Джирдженти, в тот же день.

Я устроился, как мог, в моей lettica. Lettica — повозка без колес, или, если угодно, носилки, стул, который несут два мула, один впереди, другой сзади. Способ старинный. Изображение таких носилок мне попадалось в рукописях XIV века. Тогда мне в голову не приходило, что когда-нибудь подобные носилки понесут меня из Монте-Аллегро в Джирдженти. Нельзя ручаться ни за что.

В течение трех часов мулы позванивали колокольчиками и постукивали копытами об известковую землю. Тем временем, пока в просветах живых изгородей из алоэ по обе стороны дороги медлительно тянулись пустынные виды, напоминавшие Африку, я мечтал о рукописи клирика Жана Тумуйе и жаждал ее с простодушной горячностью, умилявшей меня самого, — так много детской невинности и трогательного ребячества я находил в этом желании.

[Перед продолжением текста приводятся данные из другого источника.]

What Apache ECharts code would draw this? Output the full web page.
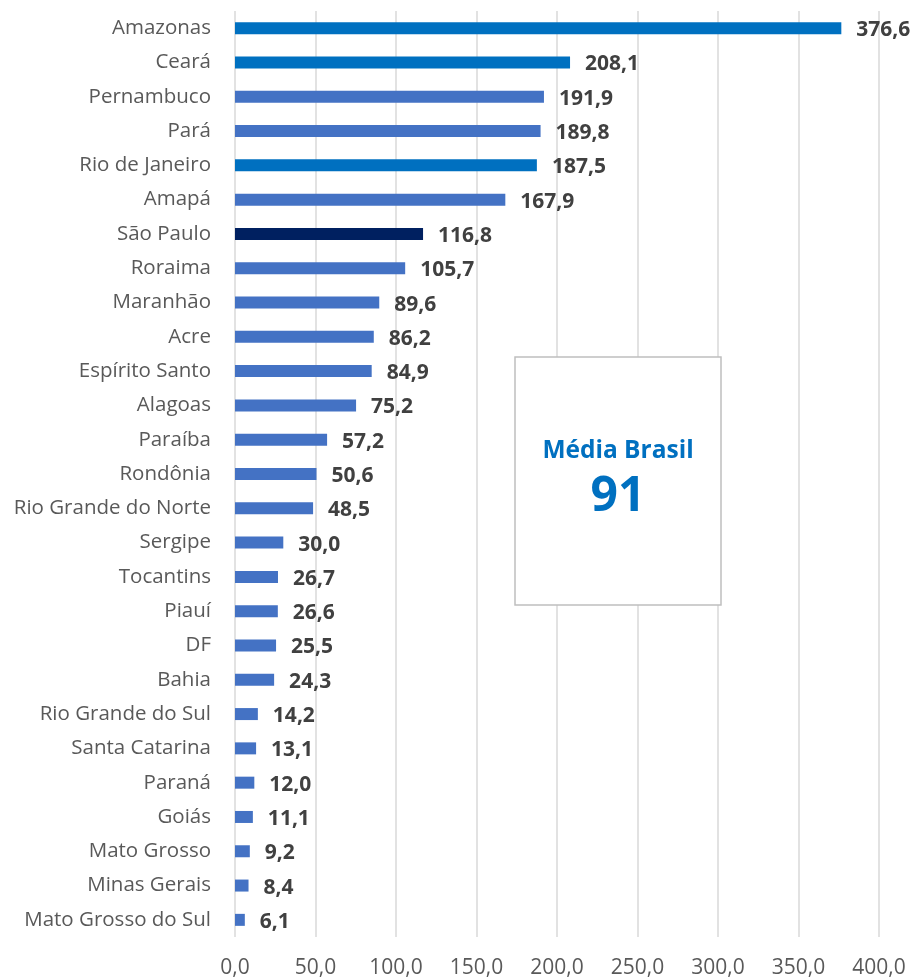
<!DOCTYPE html>
<html>
<head>
<meta charset="utf-8">
<style>
  html, body { margin: 0; padding: 0; background: #ffffff; }
  #chart { width: 912px; height: 980px; }
</style>
<script src="https://cdn.jsdelivr.net/npm/echarts@6/dist/echarts.min.js"></script>
</head>
<body>
<div id="chart"></div>
<script>
// Estados, de cima para baixo
const states = [
  'Amazonas', 'Ceará', 'Pernambuco', 'Pará', 'Rio de Janeiro', 'Amapá',
  'São Paulo', 'Roraima', 'Maranhão', 'Acre', 'Espírito Santo', 'Alagoas',
  'Paraíba', 'Rondônia', 'Rio Grande do Norte', 'Sergipe', 'Tocantins',
  'Piauí', 'DF', 'Bahia', 'Rio Grande do Sul', 'Santa Catarina', 'Paraná',
  'Goiás', 'Mato Grosso', 'Minas Gerais', 'Mato Grosso do Sul'
];
const values = [
  376.6, 208.1, 191.9, 189.8, 187.5, 167.9,
  116.8, 105.7, 89.6, 86.2, 84.9, 75.2,
  57.2, 50.6, 48.5, 30.0, 26.7,
  26.6, 25.5, 24.3, 14.2, 13.1, 12.0,
  11.1, 9.2, 8.4, 6.1
];
// Destaques de cor
const highlightStates = ['Amazonas', 'Ceará', 'Rio de Janeiro'];
const capitalState = 'São Paulo';
const mediaLabel = 'Média Brasil';
const mediaBrasil = 91;

const COLOR_DEFAULT = '#4472C4';
const COLOR_HIGHLIGHT = '#0070C0';
const COLOR_SP = '#002060';
const FONT = '"Open Sans", "Noto Sans", sans-serif';

const fmt = v => v.toFixed(1).replace('.', ',');

const barData = values.map((v, i) => {
  const s = states[i];
  let c = COLOR_DEFAULT;
  if (s === capitalState) c = COLOR_SP;
  else if (highlightStates.includes(s)) c = COLOR_HIGHLIGHT;
  return { value: v, itemStyle: { color: c } };
});

// Caixa da média nacional
const box = { x: 515, y: 357, w: 206, h: 248 };
const boxCx = box.x + box.w / 2;

const chart = echarts.init(document.getElementById('chart'));
chart.setOption({
  animation: false,
  grid: { left: 235, right: 33, top: 11, bottom: 43, containLabel: false },
  xAxis: {
    type: 'value',
    min: 0, max: 400, interval: 50,
    axisLine: { show: false },
    axisTick: { show: false },
    axisLabel: {
      color: '#595959', fontSize: 21, fontFamily: FONT,
      margin: 21,
      formatter: v => fmt(v)
    },
    splitLine: { show: true, lineStyle: { color: '#d9d9d9', width: 1.5 } }
  },
  yAxis: {
    type: 'category',
    data: states,
    inverse: true,
    axisLine: { show: false },
    axisTick: { show: false },
    axisLabel: {
      color: '#595959', fontSize: 20.5, fontFamily: FONT, margin: 24
    }
  },
  series: [{
    type: 'bar',
    data: barData,
    barWidth: 12,
    label: {
      show: true,
      position: 'right',
      distance: 15,
      offset: [0, 2],
      color: '#404040',
      fontSize: 21,
      fontWeight: 'bold',
      fontFamily: FONT,
      formatter: p => fmt(p.value)
    }
  }],
  graphic: [
    {
      type: 'rect',
      x: box.x, y: box.y,
      shape: { x: 0, y: 0, width: box.w, height: box.h },
      style: { fill: '#ffffff', stroke: '#bfbfbf', lineWidth: 1.5 },
      z: 10
    },
    {
      type: 'text',
      x: boxCx, y: 451,
      style: {
        text: mediaLabel, fill: '#0070C0',
        fontSize: 24.5, fontWeight: 'bold', fontFamily: FONT,
        textAlign: 'center', textVerticalAlign: 'middle'
      },
      z: 11
    },
    {
      type: 'text',
      x: boxCx, y: 497,
      style: {
        text: String(mediaBrasil), fill: '#0070C0',
        fontSize: 48, fontWeight: 'bold', fontFamily: FONT,
        textAlign: 'center', textVerticalAlign: 'middle'
      },
      z: 11
    }
  ]
});
</script>
</body>
</html>
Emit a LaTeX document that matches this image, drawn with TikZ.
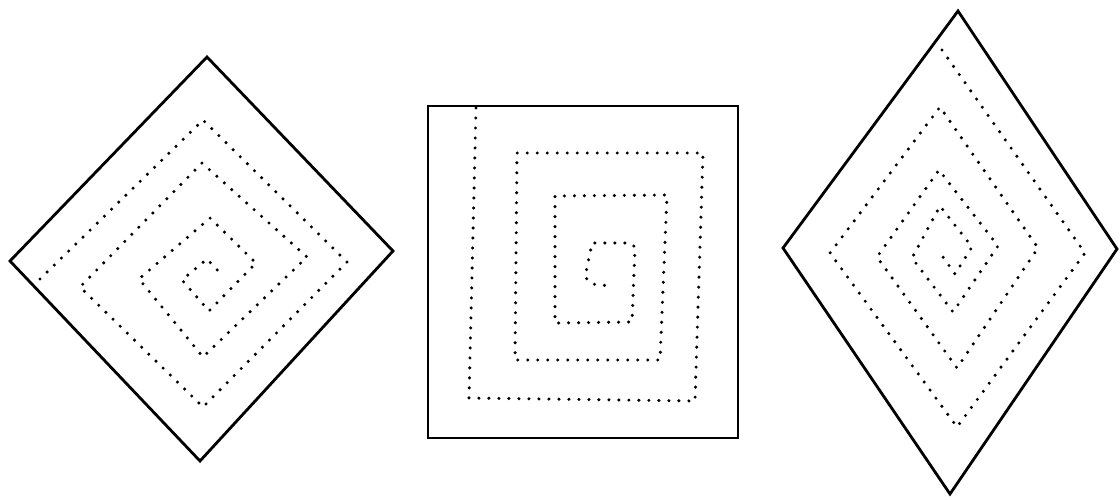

Запах розы, сильнее ощутимый к вечеру, напомнил мне о княгине Треповой. На небе засияла Венера. Я мечтал. Княгиня Трепова — женщина красивая, крайне простая и очень близкая к природе. У ней кошачьи понятия. Я не заметил в ней и признака какой-нибудь благородной любознательности, которая так волнует мыслящие души. И тем не менее она по-своему выразила глубокую мысль: «Когда есть горести, то не скучаешь». Значит, ей известно, что в этом мире самым надежным развлеченьем являются для нас тревоги и страдание. Великих истин не открывают без горя и труда. Через какие ж испытания дошла княгиня Трепова до этой истины?

Джирдженти, 1 декабря 1869 года.

Наутро я проснулся в Джирдженти, у Гелианта. Гелиант был некогда богатым гражданином в древнем Агригенте. Он славился щедростью, как и роскошью, и наделил родной город большим количеством даровых гостиниц. Гелиант умер тысяча триста лет тому назад, а теперь среди цивилизованных народов не существует дарового странноприимства. Но имя Гелианта стало названием гостиницы, где удалось мне благодаря усталости проспать всю ночь.

Современный Джирдженти построил над Акрополем античного Агригента небольшие и тесно сдвинутые домики, а среди них высится мрачный испанский собор. Из окна мне виден на половине склона к морю белый ряд полуразрушенных храмов. Лишь в этих развалинах есть некоторая жизненность. Все остальное — пустынно. Вода и жизнь покинули Агригент. Вода, божественная Нестис агригентца Эмпедокла, так необходима живому существу, что вдали от рек и родников нет жизни. Но порт Джирдженти, находящийся от города в трех километрах, ведет большую торговлю. «Итак, — думал я, — в этом-то угрюмом городе, на этой крутой скале находится рукопись клирика Жана Тумуйе». Я попросил указать мне дом синьора Микеланджело Полицци и направился туда.

Синьора Полицци я застал в то время, когда он, с головы до ног одетый во все желтое, варил в сотейнике сосиски. Увидав меня, он выпустил ручку сотейника, поднял руки вверх и вскрикнул от восторга. Угреватое лицо, нос горбом, выдающийся подбородок и круглые глаза придавали этому маленькому человечку необычайно выразительный облик.